The New York artist had his heart set on staging a mass-nude shoot on the supermarket’s property. But sadly, they were not having it.

Even if you don’t know the name Spencer Tunick, you probably know his photos. They often feature swarms of naked bodies splayed out around iconic locations. In 2010 he staged a particularly beautiful spectacle at the Sydney Opera House called Mardi Gras: The Base. Just after dawn, over 5000 volunteers stripped off to be shot en masse out the front.

Eight years later, the New York artist had his heart set on collaborating with another Aussie icon — Woolworths. He had been in contact with local Prahran business owners to stage one of his nude shoots on the rooftop carpark of the supermarket’s Chapel Street store in Melbourne. Ten thousand individuals had already expressed interest in taking part, suggesting it would dwarf the beautiful Opera House display. The piece, titled Return of the Nude, would be part of the Chapel Street precinct's Provocare arts festival.


But the supermarket chain has blocked the plan, turning down the photo request to shoot on their property.

Rather than playing the prude card, they’ve said the decision was made over concerns about disrupting business during a busy time. In a statement a spokeswoman explained: "We recently upgraded the rooftop car park at our Prahran store to make it more accessible and comfortable and its primary purpose is so our customers have convenient access to available car parking close to our store."

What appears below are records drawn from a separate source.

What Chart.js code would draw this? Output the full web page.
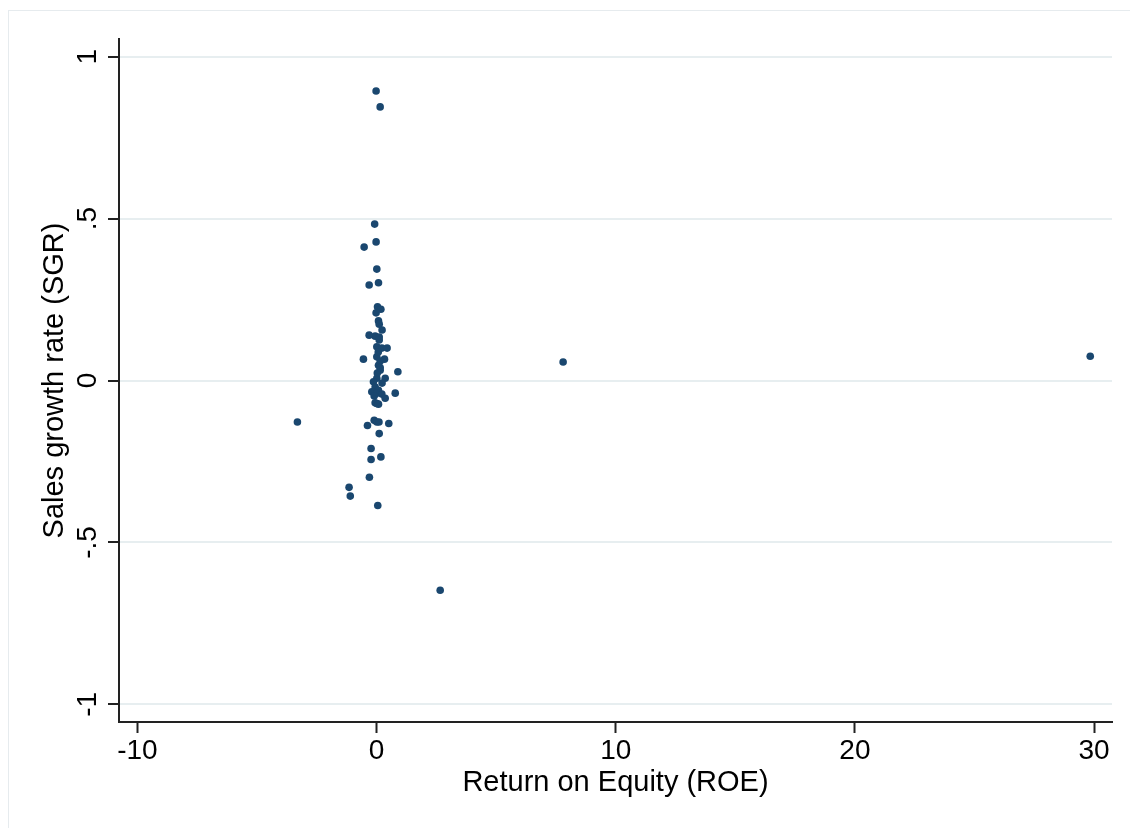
<!DOCTYPE html>
<html>
<head>
<meta charset="utf-8">
<script src="https://cdn.jsdelivr.net/npm/chart.js@4.4.1/dist/chart.umd.min.js"></script>
<style>
    html, body { margin: 0; padding: 0; background: #fff; overflow: hidden; }
    #wrap { position: relative; width: 1130px; height: 828px; }
    #frame { position: absolute; left: 8px; top: 10px; width: 1130px; height: 830px; border: 1px solid #e6ebee; box-sizing: border-box; pointer-events: none; }
    canvas { position: absolute; left: 0; top: 0; }
</style>
</head>
<body>
<div id="wrap">
    <canvas id="chart" width="1130" height="828"></canvas>
    <div id="frame"></div>
</div>
<script>
// ROE (x) and SGR (y)
const roeValues = [
    -0.02, 0.15, -0.08, -0.02, -0.52, 0.01, -0.31, 0.08, 0.04, 0.18,
    0.08, 0.11, -0.06, -0.31, 0.11, 0.01, 0.22, 0.44, -0.55, 0.01,
    0.33, 0.08, 0.15, 0.89, 0.01, 0.36, -0.13, -0.06, 0.08, 0.78,
    -0.20, 0.01, 0.22, 0.36, 0.01, -0.06, 0.08, -3.31, -0.10, -0.38,
    0.01, 0.10, 0.51, 0.11, -0.23, 0.18, -0.23, -0.30, -1.15, -1.10,
    0.05, 2.66, 7.80, 29.84, 0.07, 0.15, 0.03, 0.23, -0.10, 0.11,
    0.23, -0.02, 0.15
];
const sgrValues = [
    0.894, 0.845, 0.483, 0.428, 0.412, 0.344, 0.295, 0.302, 0.228, 0.220,
    0.184, 0.174, 0.137, 0.140, 0.134, 0.104, 0.100, 0.100, 0.066, 0.073,
    0.066, 0.047, 0.032, 0.027, 0.007, 0.007, -0.004, -0.020, -0.030, -0.039,
    -0.035, -0.039, -0.042, -0.055, -0.071, -0.069, -0.073, -0.128, -0.123, -0.139,
    -0.128, -0.128, -0.133, -0.164, -0.210, -0.236, -0.244, -0.299, -0.330, -0.357,
    -0.386, -0.648, 0.057, 0.075, 0.088, 0.060, 0.023, -0.008, -0.048, 0.125,
    0.156, 0.209, 0.040
];

const xTicks = [-10, 0, 10, 20, 30];
const yTicks = [-1, -0.5, 0, 0.5, 1];
const yTickLabels = ['-1', '-.5', '0', '.5', '1'];

const points = roeValues.map((x, i) => ({ x: x, y: sgrValues[i] }));

const fontFamily = '"Liberation Sans", Arial, Helvetica, sans-serif';
const axisColor = '#222222';
const gridColor = '#e7eef0';

// y tick labels are vertical in the reference, so draw them by hand from the scale
const rotatedYLabels = {
    id: 'rotatedYLabels',
    afterDraw(chart) {
        const ctx = chart.ctx;
        const scale = chart.scales.y;
        ctx.save();
        ctx.fillStyle = '#000';
        ctx.font = `28px ${fontFamily}`;
        ctx.textAlign = 'center';
        ctx.textBaseline = 'alphabetic';
        yTicks.forEach((v, i) => {
            const y = scale.getPixelForValue(v);
            ctx.save();
            ctx.translate(95.5, y);
            ctx.rotate(-Math.PI / 2);
            ctx.fillText(yTickLabels[i], 0, 0);
            ctx.restore();
        });
        ctx.restore();
    }
};

new Chart(document.getElementById('chart'), {
    type: 'scatter',
    data: {
        datasets: [{
            data: points,
            backgroundColor: '#1a476f',
            borderColor: '#1a476f',
            borderWidth: 0,
            pointRadius: 3.8,
            pointHoverRadius: 3.8
        }]
    },
    options: {
        responsive: false,
        animation: false,
        layout: { padding: { top: 39, right: 18, left: 0, bottom: 0 } },
        plugins: {
            legend: { display: false },
            tooltip: { enabled: false }
        },
        scales: {
            x: {
                type: 'linear',
                min: -10.77,
                max: 30.75,
                afterBuildTicks: scale => { scale.ticks = xTicks.map(v => ({ value: v })); },
                afterFit: scale => { scale.height = 106; },
                border: { display: true, color: axisColor, width: 2 },
                grid: { drawOnChartArea: false, drawTicks: true, tickLength: 11, tickColor: axisColor, tickWidth: 2 },
                ticks: {
                    color: '#000',
                    padding: 1,
                    maxRotation: 0,
                    font: { family: fontFamily, size: 28 },
                    callback: value => String(value)
                },
                title: {
                    display: true,
                    text: 'Return on Equity (ROE)',
                    color: '#000',
                    font: { family: fontFamily, size: 29 },
                    padding: { top: 0, bottom: 28 }
                }
            },
            y: {
                type: 'linear',
                min: -1.0547,
                max: 1.0547,
                afterBuildTicks: scale => { scale.ticks = yTicks.map(v => ({ value: v })); },
                afterFit: scale => { scale.width = 119; },
                border: { display: true, color: axisColor, width: 2 },
                grid: { color: gridColor, lineWidth: 2, drawTicks: true, tickLength: 11, tickColor: axisColor, tickWidth: 2 },
                ticks: { display: false },
                title: {
                    display: true,
                    text: 'Sales growth rate (SGR)',
                    color: '#000',
                    font: { family: fontFamily, size: 29 },
                    padding: { top: 38, bottom: 0 }
                }
            }
        }
    },
    plugins: [rotatedYLabels]
});
</script>
</body>
</html>
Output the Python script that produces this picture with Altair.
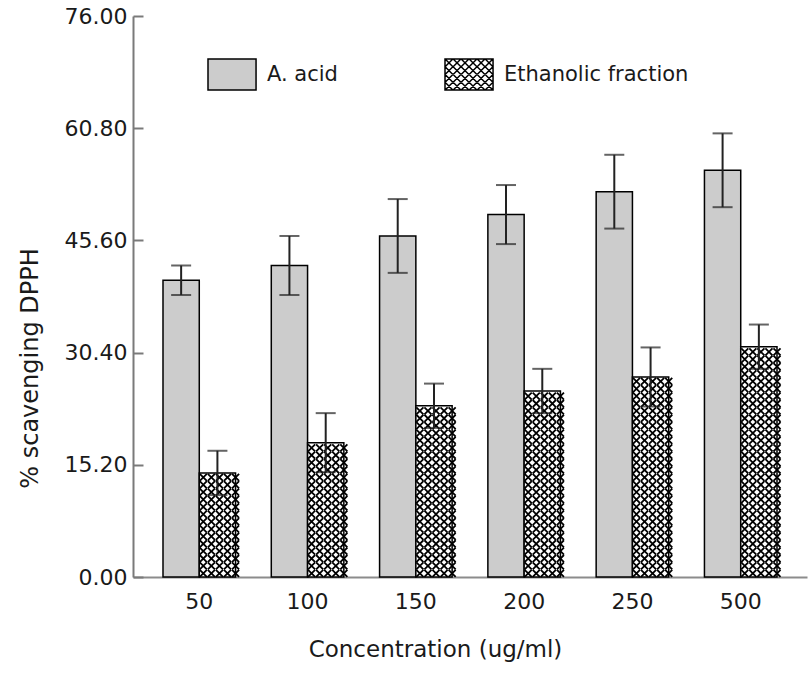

In his own reply, Tunick pointed out that he’d performed ”in Grand Central Station in NYC, the Opera House in Brugge Belgium, and the Four Seasons Restaurant in NYC.” He didn’t go as far as to say if they could sort it out, so could Woolies, but you can read between the lines.

Local businesses and fans haven’t given up though, starting a petition to change Woolies’ mind. The public push is led by head of the Chapel Street Precinct Association, Chrissie Maus. Chatting to ABC Radio Melbourne, she urged the company to think long term: "This photo will go viral, not only in Australia, but right around the world…This alone will help boost in-store sales."

Tunick has always had a special connection to Australia; before his Opera House project he photographed a mass of 4500 nudes along Melbourne’s Yarra River in 2001.